Obliquity, Zen, and a Cultural Science of Schools

Target

Dominic Randolph, the head of Riverdale Country Schools, and Max Ventilla, the founder of AltSchool, have written a thought provoking series of letters on Medium, on the topic of “What’s the Point of School?

Randolph’s final letter, “Reimagining School,” contained two great concepts I wanted to especially highlight:

If schools took learning more seriously and aimed indirectly but intentionally, like a Zen archer, then I think they might be in quite different places.

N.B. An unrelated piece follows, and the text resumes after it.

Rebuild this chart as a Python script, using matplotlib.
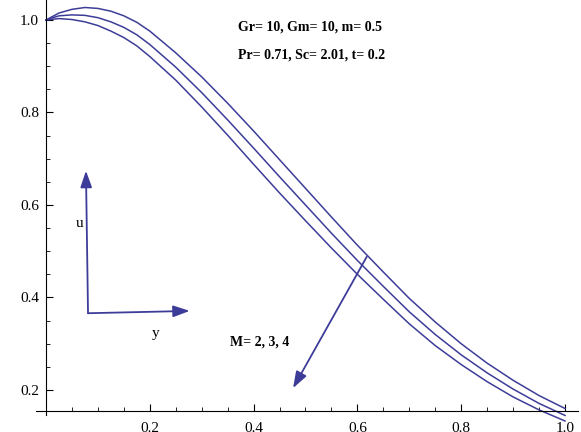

This is an interesting way to phrase the principle of obliquity and pair it with the concept of social-psychological interventions! I agree strongly with Randolph on this. I tire of hearing leaders in education harp on shallow and direct sources of targets, such as test scores or standards or compliance rates, as if these are the ultimate drive or purpose in our work. Data and standards are only powerful when contextualized and analyzed from multiple perspectives, in consideration of the needs and interests of students and the curricular focus of the department and school. Compliance rates . . . well, that’s a baseline, not a target. Yet the messages I and other educators too often receive is that our focus should lie on such desultory targets.

How can we bring “applied anthropology” into schools so we can learn about how to more effectively construct the right culture of engaged and deep learning for our students, teachers, and parents?

People talk about the effect of a leader on a school environment or the way a particular class is difficult, but where is the science of the culture of schools?

Matt Candler’s ideas about “Tiny Schools,” in which small schools are begun as prototypical experiments, then brought to scale as they experience success, seems to be a great opportunity for such an expansion of “applied” science, most especially if the learnings from the failures of these experiments are shared transparently and openly.

I certainly hope there’s more thirst out there for such an education-specific science! I know I have this thirst myself. It’s hopeful that schools are pairing more often with academic researchers or design firms like IDEO, though I fear that such pairings end up focusing on schools and communities, like Randolph’s, that are already set up for success.

I’d perhaps be more interested in those pairings if they sought to expand the concepts of design thinking and character education to their broader community in the Bronx. How can school learning experiences build connections between students and schools of varying skills and backgrounds? And how can those connections be leveraged to actively overcome the physical and mental silos of our city and nation?